Archiving Exchange Data
This article is an introduction to archiving Exchange data using Outlook or Entourage. It offers a definition of archiving (as opposed to making a backup), lists several benefits of archiving, and suggests some archiving strategies.
Archiving is the process of moving old, out-of-date mail from your current email folders to an archive file. Archiving is distinct from making a local backup of your data; backing up simply makes a copy of the data but leaves it in place, while archiving actually moves to data into another file. This archive file can then be stored for future use and accessed only when necessary.
Archiving your email data has many benefits for the end user. Some of these are noted below.
Your exchange quota includes all email, contacts, and calendaring items. Users begin with a quota of 250MB. Archiving will move specified portions of your email data off the server, reducing the likelihood of going over your Exchange quota (and having to pay for additional space).
If you use only one computer to access your email, Local Folders in Outlook and Entourage can be a handy way to stay below your Exchange server quota. But if you need to access your email from another computer, you lose access to your Local Folders and all the mail they contain. Archiving regularly can reduce the amount of space you use on the server, making it easier to keep all of your mail on the server (thus retaining access to your current mail items no matter what computer you use to check your mail).
Keeping your mail organized can be difficult, especially with the volume of mail many users receive. Archiving can be a vital aid in two ways: 1. You can archive mail data by date, category, mail folder, sender, project, etc., making the organization of your archived mail as simple (or complex) as you prefer. 2. By archiving older mail items, you have fewer mail items on the Exchange server, thus making the organization of your server-side mail simpler.
Finding one message in an Inbox with hundreds (or even thousands) of messages is a daunting task. By archiving older mail, you reduce the amount of mail on the Exchange server, making your searches easier (and quicker; less mail to sort through, less time required). Also, if your archives are organized, you can search through specific archived folders, rather than your entire account.

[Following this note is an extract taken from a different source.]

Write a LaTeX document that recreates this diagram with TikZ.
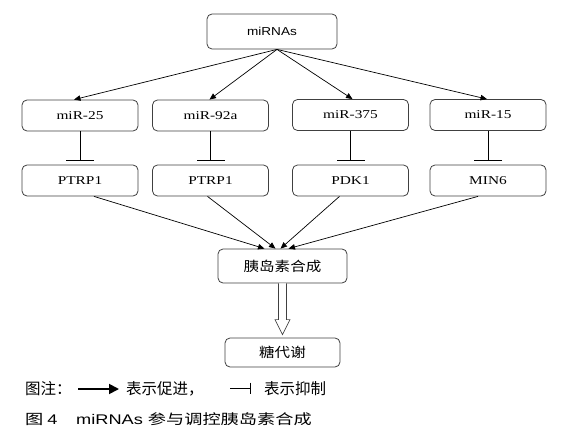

If you simply archive all your mail items into one big file, searching for a single item in the mass of archived data may be difficult. Some users may find it easy to remember to manually archive every 6 months; some may do it once, and then forget to do so ever again. Some users may set up auto-archiving, then forget having done so (and wonder what happened to that progress report from last year). Like anything else, archiving takes some amount of planning. Below are suggestions for developing an archiving strategy. Some strategies may require a bit of preparation, such as sorting current mail into a different folder structure. (Note that some strategies below can be used in combination, while some may be incompatible with one another for your purposes. Be sure of your strategy before implementing it.)
By splitting your archives into distinct years and/or months, you immediately gain a chronological structure for your archived items. You can easily separate mail regarding recurring projects or processes into separate years, making searching for an item easier. You can also develop a more complex folder structure within a particular year's archive to make the archive more organized.
Archiving related items into categorized folders adds organization to the process, making it easier to locate specific messages. When used in combination with archiving by year, a user's email history becomes easy to trace.
By sender or other individual
Sometimes, it is convenient to group email items from a particular individual into a folder. Doing so makes finding messages easier if you know for certain who sent them. This method can also be used in combination archiving by year, but use with archiving by category/project would likely require creating a very elaborate folder structure.
If desired, individual folders can be archived in their present state, or a special folder structure created especially for archiving can be used.
Archiving can be performed manually at the user's discretion or can be set to occur automatically at predefined intervals under predefined parameters.
Multiple copies of archives
Sometimes, it's convenient to have your archives on your local machine, allowing you to search them at need. But if you find yourself away from your desk and need to locate a particular mail item, your archive is unavailable. Additionally, if your archives are on your local machine and the machine crashes, you lose the archives. It is therefore advisable to make a copy of your archive onto CD/DVD. Doing so not only provides a backup, but allows your archives to be portable, while also having them readily available on your every-day machine.